Yesterday Jim, a long-time friend, sent me a link to a video of physicist Richard Feynman responding to a question about why two magnets repel/attract each other.
Simple question. But the answer isn't.
At least, not if we consider "why?" in the depth that this word deserves. Feynman, a brilliant guy, talks about how difficult it is to isolate anything from what really is an virtually endless chain of interrelationships that extend through much vaster reaches of space and time than we normally envison when we ask "why?"
Science understands this. Religions don't. They like to offer up ridiculously simplistic answers to why? questions such as "It's God's will," "Karma," "The Lord works in mysterious ways."
Regarding the last notion, my reply is: So does the natural world.
Yet if we study reality with wide open eyes that aren't restricted by religious dogma, it's possible to make some headway in understanding what is going on inside and outside our craniums.
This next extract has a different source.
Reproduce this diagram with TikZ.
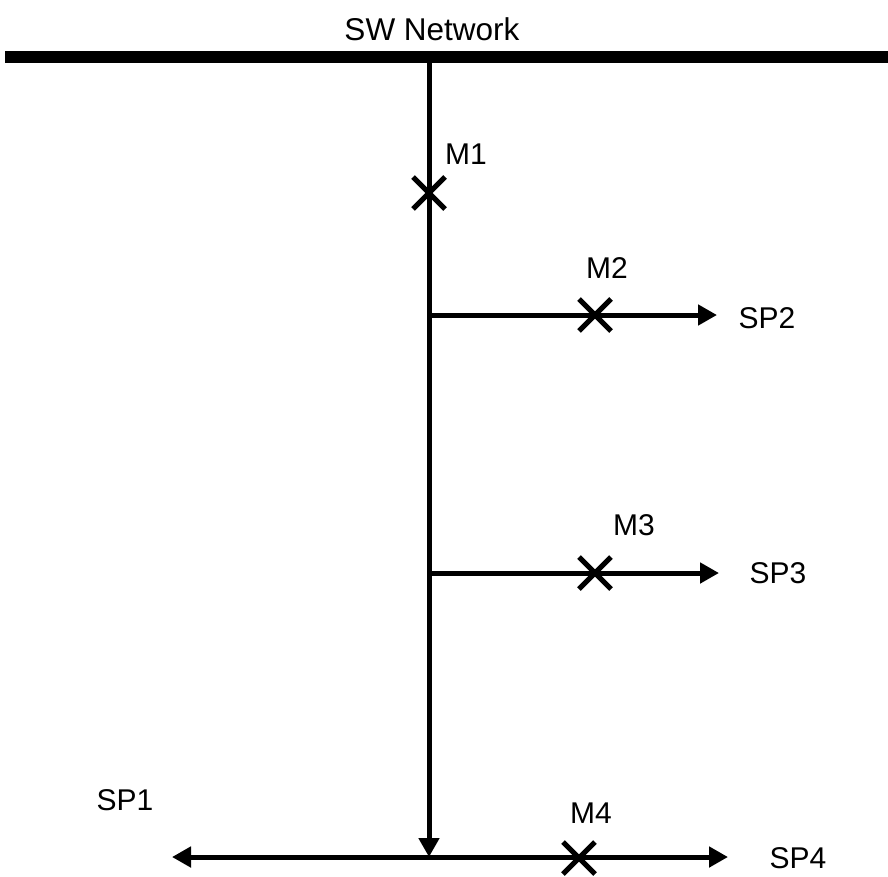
\documentclass[tikz,border=0pt]{standalone}
\usepackage{fontspec}
\setmainfont{Liberation Sans}
\usetikzlibrary{arrows.meta,shapes.misc}

\begin{document}
\begin{tikzpicture}[x=1pt,y=-1pt,
  lbl/.style={font=\fontsize{30}{35}\selectfont,inner sep=0pt},
  meter/.style={cross out,draw=black,line width=5pt,minimum size=27pt,inner sep=0pt},
  feed/.style={line width=5pt,-{Triangle[length=19pt,width=20pt]}}]

  \useasboundingbox (0,0) rectangle (888,876);

  % bus bar of the network
  \coordinate (busw) at (5,57);
  \coordinate (buse) at (888,57);
  \draw[line width=12pt] (busw) -- (buse);
  \node[lbl,font=\fontsize{31.5}{36}\selectfont] (net) at (432,29) {SW Network};

  % junctions on the main line
  \coordinate (top) at (429,57);
  \foreach \n/\y in {2/315,3/573,4/857} {
    \coordinate (j\n) at (429,\y);
  };

  % ends of the feeders
  \coordinate (e2) at (717,315);
  \coordinate (e3) at (719,573);
  \coordinate (e4) at (728,857);
  \coordinate (w4) at (172,857);

  % main line and feeders
  \draw[feed] (top) -- (j4);
  \foreach \n in {2,3,4} {
    \draw[feed] (j\n) -- (e\n);
  };
  \draw[feed] (j4) -- (w4);

  % meters
  \foreach \n/\x/\y in {1/429/193,2/595/315,3/595/573,4/579/858} {
    \node[meter] (m\n) at (\x,\y) {};
  };

  % labels
  \foreach \n/\x/\y in {1/466/154,2/607/268,3/634/525,4/591/813} {
    \node[lbl] (lm\n) at (\x,\y) {M\n};
  };
  \foreach \n/\x/\y in {1/125/800,2/767/318,3/778/573,4/798/858} {
    \node[lbl] (sp\n) at (\x,\y) {SP\n};
  };

\end{tikzpicture}
\end{document}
Electromagnetism is comprehended quite well by science, as Feynman explains. However, physicists don't know how electromagnetism relates to gravity, even though it seems pretty clear that in the earliest instants of the big bang all of the forces of nature were unified.
So mystery reigns when we ask some "why?" questions, while other queries about the nature of reality have been persuasively answered by science.
Does this reduce the glory, majesty, awesomeness, and mystery of the universe in any fashion? No. In fact, scientific facts add to the marvelous meaning that the natural world holds for us.